» **Supplied material**
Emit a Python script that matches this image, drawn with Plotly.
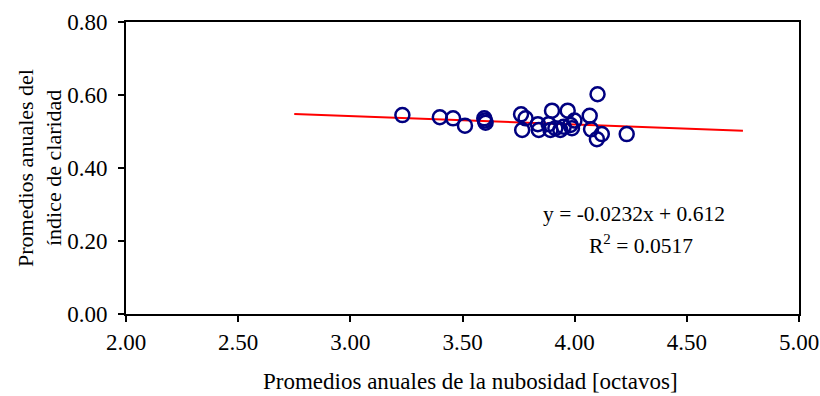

==

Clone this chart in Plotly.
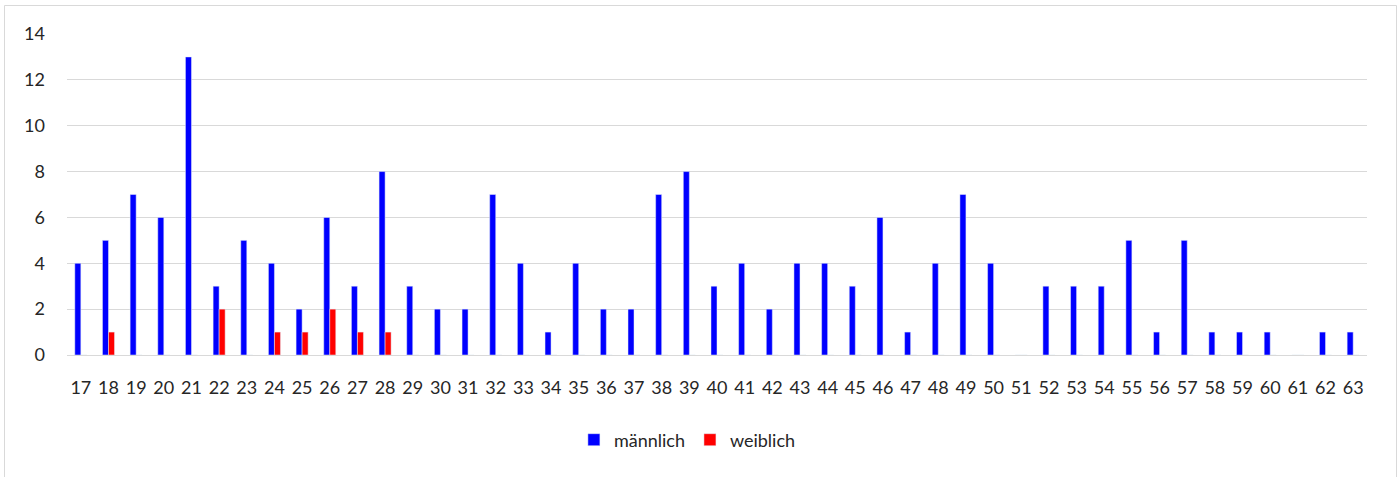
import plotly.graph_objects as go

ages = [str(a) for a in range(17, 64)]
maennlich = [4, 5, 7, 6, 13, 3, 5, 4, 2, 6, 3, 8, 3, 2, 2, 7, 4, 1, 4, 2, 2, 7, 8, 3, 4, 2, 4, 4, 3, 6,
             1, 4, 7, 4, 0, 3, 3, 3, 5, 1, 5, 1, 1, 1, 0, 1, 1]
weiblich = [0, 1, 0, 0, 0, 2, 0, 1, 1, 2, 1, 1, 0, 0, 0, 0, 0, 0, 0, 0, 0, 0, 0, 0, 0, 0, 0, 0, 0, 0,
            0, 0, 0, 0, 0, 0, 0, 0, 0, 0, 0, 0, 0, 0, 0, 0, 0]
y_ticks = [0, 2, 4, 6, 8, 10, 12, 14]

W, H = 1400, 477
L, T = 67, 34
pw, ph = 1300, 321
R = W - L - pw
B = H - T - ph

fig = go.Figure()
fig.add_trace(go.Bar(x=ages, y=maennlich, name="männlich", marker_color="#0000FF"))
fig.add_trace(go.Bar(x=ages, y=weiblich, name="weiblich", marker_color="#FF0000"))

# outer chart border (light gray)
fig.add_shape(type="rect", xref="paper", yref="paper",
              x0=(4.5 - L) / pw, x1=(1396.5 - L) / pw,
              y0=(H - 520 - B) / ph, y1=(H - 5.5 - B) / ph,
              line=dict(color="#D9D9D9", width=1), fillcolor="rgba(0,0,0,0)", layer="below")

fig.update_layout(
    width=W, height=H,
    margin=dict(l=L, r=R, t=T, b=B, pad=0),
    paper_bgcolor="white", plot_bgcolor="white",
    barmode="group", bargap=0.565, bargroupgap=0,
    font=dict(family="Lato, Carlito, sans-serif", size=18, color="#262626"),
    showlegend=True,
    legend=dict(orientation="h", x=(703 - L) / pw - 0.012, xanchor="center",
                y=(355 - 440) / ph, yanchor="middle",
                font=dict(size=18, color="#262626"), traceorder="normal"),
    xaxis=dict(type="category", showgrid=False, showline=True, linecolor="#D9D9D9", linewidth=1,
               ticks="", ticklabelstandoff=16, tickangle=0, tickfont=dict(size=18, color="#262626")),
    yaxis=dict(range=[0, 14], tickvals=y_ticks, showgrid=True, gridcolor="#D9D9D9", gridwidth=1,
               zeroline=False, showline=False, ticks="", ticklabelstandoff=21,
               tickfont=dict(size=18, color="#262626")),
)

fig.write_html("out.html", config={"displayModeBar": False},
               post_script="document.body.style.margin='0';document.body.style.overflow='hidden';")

» **Set exercise**
List each line in the listing that contains the string "this".

» **In response**
Emit a Python script that matches this image, drawn with Plotly.
Clone this chart in Plotly.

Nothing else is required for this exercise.